Well - instead of talking to us, he took our son aside last night and told him that he doesn't think he has the confidence in his dancing yet to go away and that UNCSA isn't a well-respected dance program. He did this without including us in the conversation which I wasn't happy about.

 

After being overjoyed about his acceptance to a full-time program, our son was so confused last night - he said that he didn't want to go and asked me my opinion. I told him that it's his decision but that we should get some other opinions about his readiness and the program. On Saturday a well-respected [...] men's program director in the U.S. told us after seeing our son that it's important that he dance around other boys [....] We are going to talk to him more to clarify this as it's an important decision.
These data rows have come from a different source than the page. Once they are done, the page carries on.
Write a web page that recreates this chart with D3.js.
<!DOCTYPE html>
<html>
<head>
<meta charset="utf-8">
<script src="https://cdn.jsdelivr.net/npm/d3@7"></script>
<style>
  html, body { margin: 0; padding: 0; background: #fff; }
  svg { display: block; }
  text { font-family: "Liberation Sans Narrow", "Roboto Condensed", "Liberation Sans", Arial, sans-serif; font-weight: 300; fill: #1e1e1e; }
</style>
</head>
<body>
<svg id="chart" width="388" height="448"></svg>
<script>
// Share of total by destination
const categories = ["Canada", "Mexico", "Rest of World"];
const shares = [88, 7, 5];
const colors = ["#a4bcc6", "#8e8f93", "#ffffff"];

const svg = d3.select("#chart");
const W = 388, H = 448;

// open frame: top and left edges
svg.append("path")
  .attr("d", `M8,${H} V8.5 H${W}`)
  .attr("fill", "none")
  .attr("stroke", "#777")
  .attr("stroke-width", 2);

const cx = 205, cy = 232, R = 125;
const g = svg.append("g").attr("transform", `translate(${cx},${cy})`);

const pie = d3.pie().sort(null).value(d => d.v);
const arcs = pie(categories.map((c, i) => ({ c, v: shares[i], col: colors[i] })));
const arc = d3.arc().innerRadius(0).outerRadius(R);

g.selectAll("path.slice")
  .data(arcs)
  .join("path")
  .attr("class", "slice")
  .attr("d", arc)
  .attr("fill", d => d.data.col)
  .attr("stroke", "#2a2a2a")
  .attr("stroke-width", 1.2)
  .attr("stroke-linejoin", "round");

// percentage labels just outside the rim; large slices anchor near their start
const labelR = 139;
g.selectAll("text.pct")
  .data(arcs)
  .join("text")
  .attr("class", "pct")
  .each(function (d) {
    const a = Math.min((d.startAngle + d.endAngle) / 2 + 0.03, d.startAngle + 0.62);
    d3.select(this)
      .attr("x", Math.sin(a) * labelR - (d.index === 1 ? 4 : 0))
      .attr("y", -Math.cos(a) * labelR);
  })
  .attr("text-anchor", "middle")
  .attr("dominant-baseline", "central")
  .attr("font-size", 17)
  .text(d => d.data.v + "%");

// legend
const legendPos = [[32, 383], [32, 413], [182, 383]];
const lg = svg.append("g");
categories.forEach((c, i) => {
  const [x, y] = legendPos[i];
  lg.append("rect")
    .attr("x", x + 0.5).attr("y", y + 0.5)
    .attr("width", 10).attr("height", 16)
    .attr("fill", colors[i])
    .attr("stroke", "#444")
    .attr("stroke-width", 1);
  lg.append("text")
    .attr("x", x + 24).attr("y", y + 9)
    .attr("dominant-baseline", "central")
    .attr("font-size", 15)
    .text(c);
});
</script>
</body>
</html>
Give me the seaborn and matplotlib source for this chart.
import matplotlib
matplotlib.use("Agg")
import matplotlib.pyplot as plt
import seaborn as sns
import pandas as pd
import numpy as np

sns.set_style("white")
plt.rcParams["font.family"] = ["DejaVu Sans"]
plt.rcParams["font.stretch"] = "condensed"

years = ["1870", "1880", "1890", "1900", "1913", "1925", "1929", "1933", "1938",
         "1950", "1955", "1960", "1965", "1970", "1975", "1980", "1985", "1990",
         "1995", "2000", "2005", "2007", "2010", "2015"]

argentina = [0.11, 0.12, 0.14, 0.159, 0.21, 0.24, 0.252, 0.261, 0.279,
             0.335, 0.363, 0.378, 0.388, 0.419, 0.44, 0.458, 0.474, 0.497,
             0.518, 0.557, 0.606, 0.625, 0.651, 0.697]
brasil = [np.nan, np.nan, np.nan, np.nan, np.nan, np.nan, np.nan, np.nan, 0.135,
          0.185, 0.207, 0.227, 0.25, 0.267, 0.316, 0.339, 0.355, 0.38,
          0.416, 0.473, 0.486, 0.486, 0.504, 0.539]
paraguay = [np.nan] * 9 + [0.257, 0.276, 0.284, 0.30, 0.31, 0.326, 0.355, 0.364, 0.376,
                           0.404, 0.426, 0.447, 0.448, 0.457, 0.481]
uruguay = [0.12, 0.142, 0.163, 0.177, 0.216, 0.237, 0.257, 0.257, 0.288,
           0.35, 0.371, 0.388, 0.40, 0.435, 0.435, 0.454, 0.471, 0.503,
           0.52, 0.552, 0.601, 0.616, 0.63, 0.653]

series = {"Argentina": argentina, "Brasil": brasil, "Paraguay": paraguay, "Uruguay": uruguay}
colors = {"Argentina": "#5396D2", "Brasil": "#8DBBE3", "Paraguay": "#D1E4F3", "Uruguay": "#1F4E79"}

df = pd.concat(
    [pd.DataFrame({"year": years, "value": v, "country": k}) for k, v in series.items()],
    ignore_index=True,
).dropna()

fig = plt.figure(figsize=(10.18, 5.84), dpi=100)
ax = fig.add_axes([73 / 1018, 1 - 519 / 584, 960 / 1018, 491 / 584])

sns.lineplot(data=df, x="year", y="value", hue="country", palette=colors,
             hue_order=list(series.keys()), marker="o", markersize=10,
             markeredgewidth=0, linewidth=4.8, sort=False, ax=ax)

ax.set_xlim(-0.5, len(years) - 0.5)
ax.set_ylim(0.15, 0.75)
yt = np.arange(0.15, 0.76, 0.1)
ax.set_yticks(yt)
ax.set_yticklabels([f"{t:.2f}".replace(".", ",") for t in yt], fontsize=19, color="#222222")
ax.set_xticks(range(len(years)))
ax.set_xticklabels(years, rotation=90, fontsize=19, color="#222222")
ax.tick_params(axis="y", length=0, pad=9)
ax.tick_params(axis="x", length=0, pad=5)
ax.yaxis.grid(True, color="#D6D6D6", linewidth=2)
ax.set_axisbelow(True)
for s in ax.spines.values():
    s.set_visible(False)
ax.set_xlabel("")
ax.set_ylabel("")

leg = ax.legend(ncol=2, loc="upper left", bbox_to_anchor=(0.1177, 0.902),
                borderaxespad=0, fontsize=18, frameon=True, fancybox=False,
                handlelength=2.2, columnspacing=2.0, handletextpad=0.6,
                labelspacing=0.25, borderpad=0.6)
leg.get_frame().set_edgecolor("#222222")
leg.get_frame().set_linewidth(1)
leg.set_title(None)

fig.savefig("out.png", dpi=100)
Last night I told my son that I would call UNCSA and put the application on hold and he said not to do that and that he wanted to go shadow a student at UNCSA but he doesn't want to tell his AD.

 

I know that when I saw our son around other accomplished boys this weekend - I have never seen him happier or dancing with so much joy and focus. My gut tells me that it's important as much as my heart would love him to stay at home. And my gut also tells me that his AD is not ready to let him go but would love others perspective on how things went with their AD when they left for a full-time program.

 

I am going to call the small company in our state to see if our son could somehow dance with their male dancers somehow.....maybe that is the compromise for the next year?